◆ **WORK TO DO**
Transcribe all of the material exactly. Any picture in it should be left out.
▬▬▬
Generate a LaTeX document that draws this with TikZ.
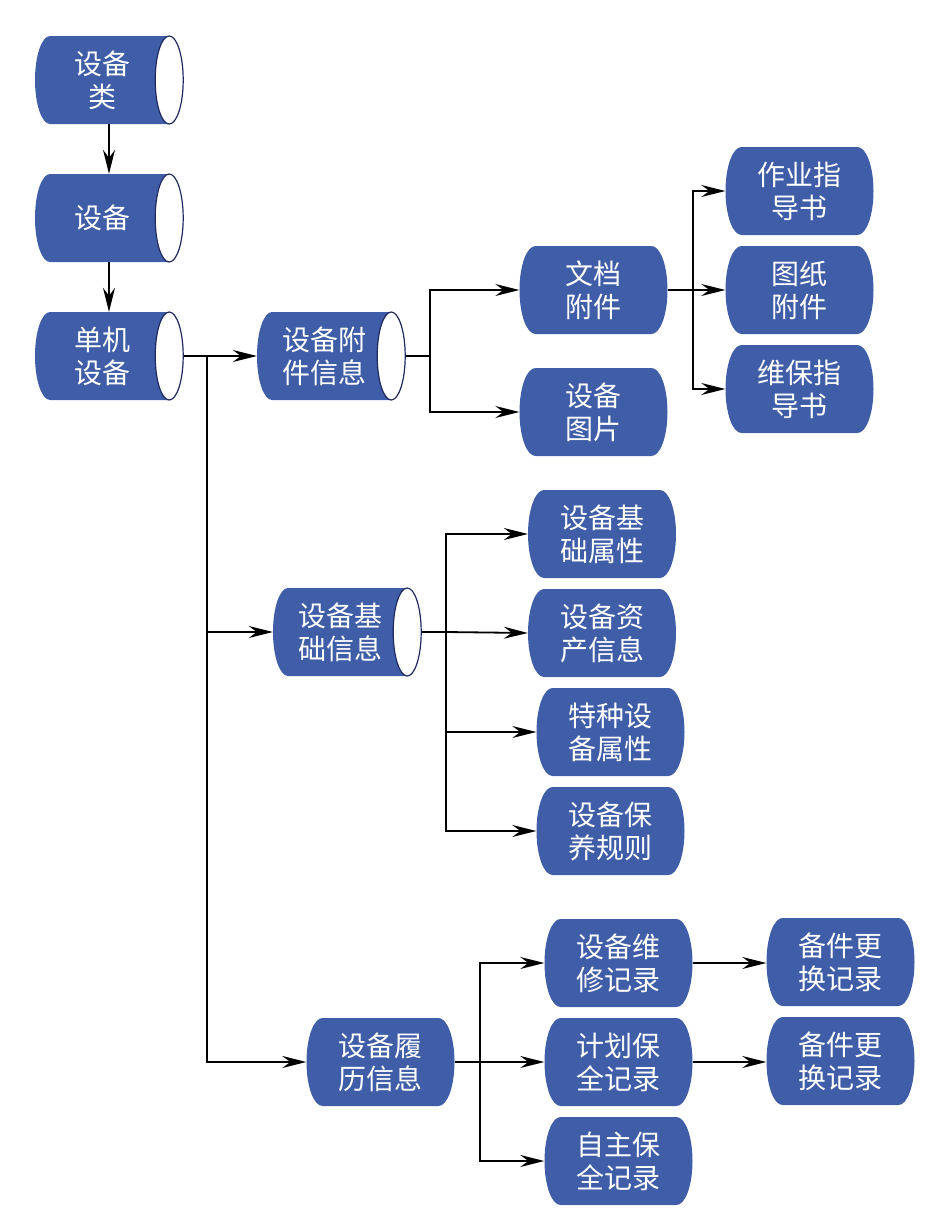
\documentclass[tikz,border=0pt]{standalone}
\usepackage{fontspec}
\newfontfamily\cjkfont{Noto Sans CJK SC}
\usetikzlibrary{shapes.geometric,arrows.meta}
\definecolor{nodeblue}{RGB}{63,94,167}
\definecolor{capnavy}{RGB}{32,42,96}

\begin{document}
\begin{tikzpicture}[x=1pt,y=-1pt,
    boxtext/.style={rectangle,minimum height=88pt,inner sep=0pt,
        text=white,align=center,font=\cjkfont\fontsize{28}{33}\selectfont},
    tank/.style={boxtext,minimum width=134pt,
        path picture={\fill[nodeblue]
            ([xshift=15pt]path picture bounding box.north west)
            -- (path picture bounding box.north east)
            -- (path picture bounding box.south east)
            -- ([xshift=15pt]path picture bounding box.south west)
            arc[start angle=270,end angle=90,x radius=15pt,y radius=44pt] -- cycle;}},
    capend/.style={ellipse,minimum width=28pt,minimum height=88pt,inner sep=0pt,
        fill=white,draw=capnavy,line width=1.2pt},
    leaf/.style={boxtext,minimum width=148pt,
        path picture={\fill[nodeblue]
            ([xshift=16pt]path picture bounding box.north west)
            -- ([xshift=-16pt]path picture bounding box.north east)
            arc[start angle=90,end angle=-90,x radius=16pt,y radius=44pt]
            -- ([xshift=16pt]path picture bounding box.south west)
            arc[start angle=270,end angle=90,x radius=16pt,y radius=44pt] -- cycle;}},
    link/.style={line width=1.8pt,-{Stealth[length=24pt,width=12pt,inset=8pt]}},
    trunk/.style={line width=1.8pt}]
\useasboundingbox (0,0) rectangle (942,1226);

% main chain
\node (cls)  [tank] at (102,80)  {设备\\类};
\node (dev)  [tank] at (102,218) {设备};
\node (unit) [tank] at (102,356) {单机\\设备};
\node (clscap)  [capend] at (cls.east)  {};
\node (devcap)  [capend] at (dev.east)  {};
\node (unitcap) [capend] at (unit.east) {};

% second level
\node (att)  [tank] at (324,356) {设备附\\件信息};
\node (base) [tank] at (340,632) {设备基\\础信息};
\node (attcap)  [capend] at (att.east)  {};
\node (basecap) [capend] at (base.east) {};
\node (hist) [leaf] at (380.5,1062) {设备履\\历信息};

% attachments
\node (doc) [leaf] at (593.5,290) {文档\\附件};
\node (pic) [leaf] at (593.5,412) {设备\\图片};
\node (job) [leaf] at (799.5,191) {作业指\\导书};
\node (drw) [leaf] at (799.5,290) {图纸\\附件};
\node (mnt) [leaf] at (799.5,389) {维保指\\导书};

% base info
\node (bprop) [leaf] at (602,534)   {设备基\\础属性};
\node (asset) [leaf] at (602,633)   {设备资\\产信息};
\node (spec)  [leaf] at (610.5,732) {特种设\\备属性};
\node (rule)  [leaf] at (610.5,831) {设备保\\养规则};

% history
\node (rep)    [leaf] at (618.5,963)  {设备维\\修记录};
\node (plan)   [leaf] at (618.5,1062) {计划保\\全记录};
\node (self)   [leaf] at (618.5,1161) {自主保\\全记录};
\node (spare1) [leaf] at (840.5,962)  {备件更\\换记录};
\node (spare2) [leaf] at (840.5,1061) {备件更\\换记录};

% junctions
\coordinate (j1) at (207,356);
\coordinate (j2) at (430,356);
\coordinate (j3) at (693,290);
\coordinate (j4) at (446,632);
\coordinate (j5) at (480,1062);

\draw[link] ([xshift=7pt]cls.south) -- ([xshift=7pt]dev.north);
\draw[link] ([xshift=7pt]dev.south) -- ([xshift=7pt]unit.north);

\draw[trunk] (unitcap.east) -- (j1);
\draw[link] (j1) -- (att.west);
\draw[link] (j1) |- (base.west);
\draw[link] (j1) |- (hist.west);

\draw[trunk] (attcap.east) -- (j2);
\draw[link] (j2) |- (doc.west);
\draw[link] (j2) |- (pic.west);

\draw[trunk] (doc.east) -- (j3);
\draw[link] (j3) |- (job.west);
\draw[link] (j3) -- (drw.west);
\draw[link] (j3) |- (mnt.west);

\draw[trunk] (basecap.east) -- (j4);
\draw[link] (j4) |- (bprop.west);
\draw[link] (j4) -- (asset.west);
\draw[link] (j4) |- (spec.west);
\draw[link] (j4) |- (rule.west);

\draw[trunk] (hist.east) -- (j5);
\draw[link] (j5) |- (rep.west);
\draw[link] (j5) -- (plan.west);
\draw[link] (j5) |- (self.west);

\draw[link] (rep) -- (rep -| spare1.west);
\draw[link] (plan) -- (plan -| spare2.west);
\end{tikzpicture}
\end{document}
▬▬▬
◆ **RESPONSE**
Generate a LaTeX document that draws this with TikZ.
\documentclass[tikz,border=0pt]{standalone}
\usepackage{fontspec}
\newfontfamily\cjkfont{Noto Sans CJK SC}
\usetikzlibrary{shapes.geometric,arrows.meta}
\definecolor{nodeblue}{RGB}{63,94,167}
\definecolor{capnavy}{RGB}{32,42,96}

\begin{document}
\begin{tikzpicture}[x=1pt,y=-1pt,
    boxtext/.style={rectangle,minimum height=88pt,inner sep=0pt,
        text=white,align=center,font=\cjkfont\fontsize{28}{33}\selectfont},
    tank/.style={boxtext,minimum width=134pt,
        path picture={\fill[nodeblue]
            ([xshift=15pt]path picture bounding box.north west)
            -- (path picture bounding box.north east)
            -- (path picture bounding box.south east)
            -- ([xshift=15pt]path picture bounding box.south west)
            arc[start angle=270,end angle=90,x radius=15pt,y radius=44pt] -- cycle;}},
    capend/.style={ellipse,minimum width=28pt,minimum height=88pt,inner sep=0pt,
        fill=white,draw=capnavy,line width=1.2pt},
    leaf/.style={boxtext,minimum width=148pt,
        path picture={\fill[nodeblue]
            ([xshift=16pt]path picture bounding box.north west)
            -- ([xshift=-16pt]path picture bounding box.north east)
            arc[start angle=90,end angle=-90,x radius=16pt,y radius=44pt]
            -- ([xshift=16pt]path picture bounding box.south west)
            arc[start angle=270,end angle=90,x radius=16pt,y radius=44pt] -- cycle;}},
    link/.style={line width=1.8pt,-{Stealth[length=24pt,width=12pt,inset=8pt]}},
    trunk/.style={line width=1.8pt}]
\useasboundingbox (0,0) rectangle (942,1226);

% main chain
\node (cls)  [tank] at (102,80)  {设备\\类};
\node (dev)  [tank] at (102,218) {设备};
\node (unit) [tank] at (102,356) {单机\\设备};
\node (clscap)  [capend] at (cls.east)  {};
\node (devcap)  [capend] at (dev.east)  {};
\node (unitcap) [capend] at (unit.east) {};

% second level
\node (att)  [tank] at (324,356) {设备附\\件信息};
\node (base) [tank] at (340,632) {设备基\\础信息};
\node (attcap)  [capend] at (att.east)  {};
\node (basecap) [capend] at (base.east) {};
\node (hist) [leaf] at (380.5,1062) {设备履\\历信息};

% attachments
\node (doc) [leaf] at (593.5,290) {文档\\附件};
\node (pic) [leaf] at (593.5,412) {设备\\图片};
\node (job) [leaf] at (799.5,191) {作业指\\导书};
\node (drw) [leaf] at (799.5,290) {图纸\\附件};
\node (mnt) [leaf] at (799.5,389) {维保指\\导书};

% base info
\node (bprop) [leaf] at (602,534)   {设备基\\础属性};
\node (asset) [leaf] at (602,633)   {设备资\\产信息};
\node (spec)  [leaf] at (610.5,732) {特种设\\备属性};
\node (rule)  [leaf] at (610.5,831) {设备保\\养规则};

% history
\node (rep)    [leaf] at (618.5,963)  {设备维\\修记录};
\node (plan)   [leaf] at (618.5,1062) {计划保\\全记录};
\node (self)   [leaf] at (618.5,1161) {自主保\\全记录};
\node (spare1) [leaf] at (840.5,962)  {备件更\\换记录};
\node (spare2) [leaf] at (840.5,1061) {备件更\\换记录};

% junctions
\coordinate (j1) at (207,356);
\coordinate (j2) at (430,356);
\coordinate (j3) at (693,290);
\coordinate (j4) at (446,632);
\coordinate (j5) at (480,1062);

\draw[link] ([xshift=7pt]cls.south) -- ([xshift=7pt]dev.north);
\draw[link] ([xshift=7pt]dev.south) -- ([xshift=7pt]unit.north);

\draw[trunk] (unitcap.east) -- (j1);
\draw[link] (j1) -- (att.west);
\draw[link] (j1) |- (base.west);
\draw[link] (j1) |- (hist.west);

\draw[trunk] (attcap.east) -- (j2);
\draw[link] (j2) |- (doc.west);
\draw[link] (j2) |- (pic.west);

\draw[trunk] (doc.east) -- (j3);
\draw[link] (j3) |- (job.west);
\draw[link] (j3) -- (drw.west);
\draw[link] (j3) |- (mnt.west);

\draw[trunk] (basecap.east) -- (j4);
\draw[link] (j4) |- (bprop.west);
\draw[link] (j4) -- (asset.west);
\draw[link] (j4) |- (spec.west);
\draw[link] (j4) |- (rule.west);

\draw[trunk] (hist.east) -- (j5);
\draw[link] (j5) |- (rep.west);
\draw[link] (j5) -- (plan.west);
\draw[link] (j5) |- (self.west);

\draw[link] (rep) -- (rep -| spare1.west);
\draw[link] (plan) -- (plan -| spare2.west);
\end{tikzpicture}
\end{document}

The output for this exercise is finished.